A Metalanguage for Programming with Bound Names Modulo
Renaming
Andrew M. Pitts,
Cambridge University Computer Laboratory,
Pembroke Street Cambridge CB2 3QG, UK 
Joint work with Murdoch J. Gabbay, DPMMS,
Cambridge University, Cambridge CB2 1SB, UK 
			       Abstract
  This talk describes work in progress on the design of an ML-style
  metalanguage, FreshML, for programming with recursively defined
  functions on user-defined, concrete data types whose constructors
  may involve variable binding. Up to operational equivalence, values
  of such FreshML data types can faithfully encode terms modulo
  alpha-conversion for a wide range of object languages in a
  straightforward fashion.  The design of FreshML is `semantically
  driven', in that it arises from the model of variable binding in set
  theory with atoms given by the authors in [Gabbay and
  Pitts, Proc.
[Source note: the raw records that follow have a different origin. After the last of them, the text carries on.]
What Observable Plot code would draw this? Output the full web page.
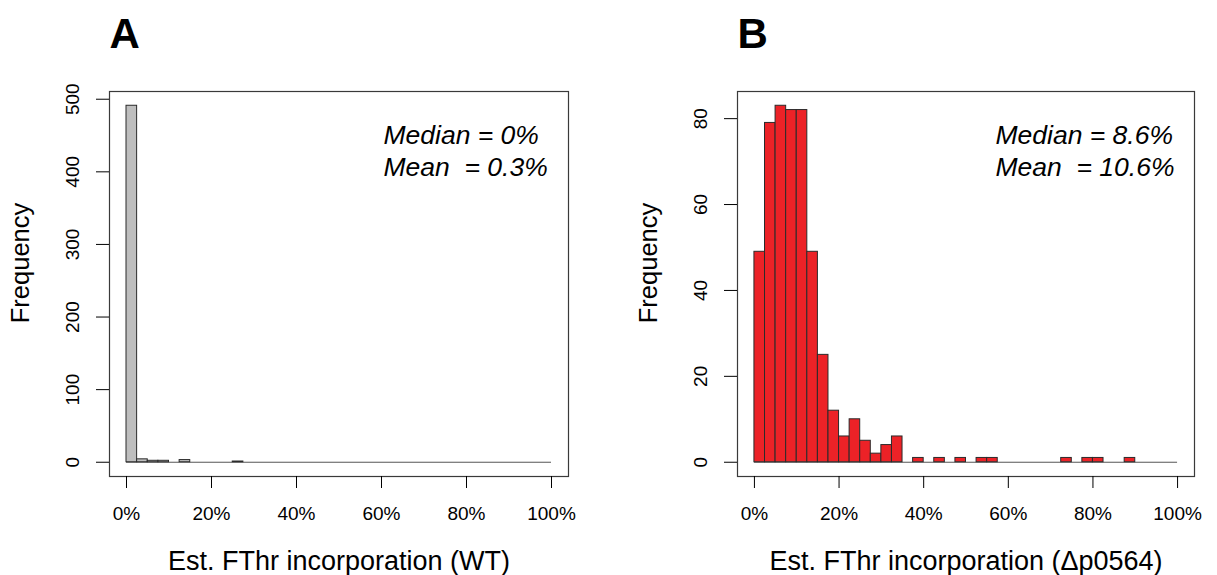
<!DOCTYPE html>
<html><head><meta charset="utf-8">
<script src="https://cdn.jsdelivr.net/npm/d3@7"></script>
<script src="https://cdn.jsdelivr.net/npm/@observablehq/plot@0.6"></script>
<style>
html,body{margin:0;padding:0;background:#fff;}
#wrap{position:relative;width:1217px;height:575px;overflow:hidden;background:#fff;}
.panel{position:absolute;top:0;}
svg text{white-space:pre;}
</style></head>
<body>
<div id="wrap"><div class="panel" id="pa" style="left:0px"></div><div class="panel" id="pb" style="left:627px"></div></div>
<script>
// Histogram bins: 2.5% wide, from 0% to 100%
const binWidth = 2.5;
const binStarts = d3.range(0, 100, binWidth);

// Panel A (WT) counts per bin
const countsWT = [491, 4, 2, 2, 0, 3, 0, 0, 0, 0,
                  1, 0, 0, 0, 0, 0, 0, 0, 0, 0,
                  0, 0, 0, 0, 0, 0, 0, 0, 0, 0,
                  0, 0, 0, 0, 0, 0, 0, 0, 0, 0];
// Panel B (Δp0564) counts per bin
const countsMut = [49, 79, 83, 82, 82, 49, 25, 12, 6, 10,
                   5, 2, 4, 6, 0, 1, 0, 1, 0, 1,
                   0, 1, 1, 0, 0, 0, 0, 0, 0, 1,
                   0, 1, 1, 0, 0, 1, 0, 0, 0, 0];

const xTicks = [0, 20, 40, 60, 80, 100];
const yTicksWT = [0, 100, 200, 300, 400, 500];
const yTicksMut = [0, 20, 40, 60, 80];

const xLabelWT = "Est. FThr incorporation (WT)";
const xLabelMut = "Est. FThr incorporation (\u0394p0564)";
const noteWT = "Median = 0%\nMean  = 0.3%";
const noteMut = "Median = 8.6%\nMean  = 10.6%";

function panel({counts, yTicks, fill, letter, xlabel, note, width, ml, mr, noteDx}) {
  const data = binStarts.map((x0, i) => ({x0, x1: x0 + binWidth, n: counts[i]}));
  const yMax = d3.max(counts);
  return Plot.plot({
    width, height: 575,
    marginLeft: ml, marginRight: mr, marginTop: 91, marginBottom: 99,
    style: {fontFamily: "'Liberation Sans', Arial, sans-serif", fontSize: "19px", color: "#000", background: "transparent", overflow: "visible"},
    x: {domain: [-4, 104]},
    y: {domain: [-0.04 * yMax, 1.04 * yMax]},
    marks: [
      Plot.ruleY([0], {x1: 0, x2: 100, stroke: "#555", strokeWidth: 1}),
      Plot.rect(data.filter(d => d.n > 0), {x1: "x0", x2: "x1", y1: 0, y2: "n", fill, stroke: "#2b2b2b", strokeWidth: 1}),
      Plot.frame({stroke: "#3a3a3a", strokeWidth: 1.2}),
      Plot.axisX({ticks: xTicks, tickSize: 12, tickPadding: 18, tickFormat: d => d + "%", fontSize: 19, label: null}),
      Plot.axisY({ticks: yTicks, tickSize: 13, tickPadding: 17.5, tickRotate: -90, fontSize: 19, label: null}),
      Plot.text([xlabel], {text: d => d, frameAnchor: "bottom", lineAnchor: "top", dy: 74, fontSize: 27}),
      Plot.text(["Frequency"], {text: d => d, frameAnchor: "left", rotate: -90, lineAnchor: "bottom", textAnchor: "middle", dx: -81, dy: -21, fontSize: 25.5}),
      Plot.text([note], {text: d => d, frameAnchor: "top-left", textAnchor: "start", lineAnchor: "top", dx: noteDx, dy: 29.6, fontSize: 26.5, fontStyle: "italic", lineHeight: 1.21}),
      Plot.text([letter], {text: d => d, frameAnchor: "top-left", textAnchor: "start", lineAnchor: "bottom", dx: 0, dy: -44, fontSize: 42, fontWeight: "bold"})
    ]
  });
}

document.getElementById("pa").appendChild(panel({
  counts: countsWT, yTicks: yTicksWT, fill: "#bebebe", letter: "A",
  xlabel: xLabelWT, note: noteWT, width: 627, ml: 109, mr: 59, noteDx: 274
}));
document.getElementById("pb").appendChild(panel({
  counts: countsMut, yTicks: yTicksMut, fill: "#ec2227", letter: "B",
  xlabel: xLabelMut, note: noteMut, width: 590, ml: 110, mr: 23, noteDx: 258
}));
</script>
</body></html>
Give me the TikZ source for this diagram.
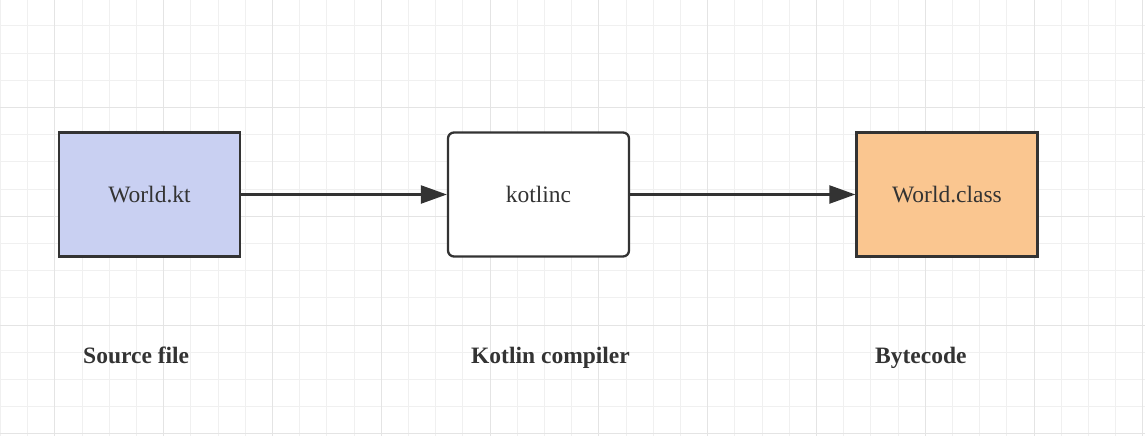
\documentclass[tikz,border=0pt]{standalone}
\usepackage{fontspec}
\setmainfont{Liberation Serif}
\usetikzlibrary{arrows.meta}
\definecolor{ink}{HTML}{333333}
\definecolor{gridminor}{HTML}{F0F0F0}
\definecolor{gridmajor}{HTML}{E4E4E4}
\definecolor{ktfill}{HTML}{C9D0F2}
\definecolor{classfill}{HTML}{FAC690}
\begin{document}
\begin{tikzpicture}[x=1pt,y=-1pt,
  minorline/.style={draw=gridminor, line width=1pt},
  majorline/.style={draw=gridmajor, line width=1pt},
  box/.style={draw=ink, line width=2.3pt, minimum width=181pt, minimum height=124pt, inner sep=0pt,
    font=\fontsize{23.5}{27}\selectfont, text=ink},
  lbl/.style={font=\bfseries\fontsize{23.5}{27}\selectfont, text=ink, anchor=base west, inner sep=0pt},
  conn/.style={draw=ink, line width=2.3pt, -{Triangle[length=26pt,width=18pt]}}]
\useasboundingbox (0,0) rectangle (1145,436);
\fill[white] (0,0) rectangle (1145,436);
\foreach \k in {0,...,42} {
  \pgfmathsetmacro\xx{round(27.2*\k)+0.5}
  \draw[minorline] (\xx,0) -- (\xx,436);
}
\foreach \k in {1,...,16} {
  \pgfmathsetmacro\yy{round(-1.8+27.2*\k)+0.5}
  \draw[minorline] (0,\yy) -- (1145,\yy);
}
\foreach \k in {0,...,10} {
  \pgfmathsetmacro\xx{round(54.4+108.8*\k)+0.5}
  \draw[majorline] (\xx,0) -- (\xx,436);
}
\foreach \k in {1,...,4} {
  \pgfmathsetmacro\yy{round(-1.8+108.8*\k)+0.5}
  \draw[majorline] (0,\yy) -- (1145,\yy);
}

\node[box, fill=ktfill] (kt) at (149.5,194.5) {World.kt};
\node[box, fill=white, rounded corners=6pt] (kc) at (538.5,194.5) {kotlinc};
\node[box, fill=classfill] (cls) at (947,194.5) {World.class};

\draw[conn] (kt) -- (kc);
\draw[conn] (kc) -- (cls);

\node[lbl] (l1) at (83,363) {Source file};
\node[lbl] (l2) at (471,363) {Kotlin compiler};
\node[lbl] (l3) at (875,363) {Bytecode};
\end{tikzpicture}
\end{document}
LICS '99, pp~214--224].  The language has a type
  constructor for abstractions over names (= atoms) and facilities
  for declaring locally fresh names. Moreover, recursive definitions
  can use a form of pattern-matching on bound names in abstractions.
  The crucial point is that the FreshML type system ensures that these
  features can only be used in well-typed programs in ways that are
  insensitive to renaming of bound names.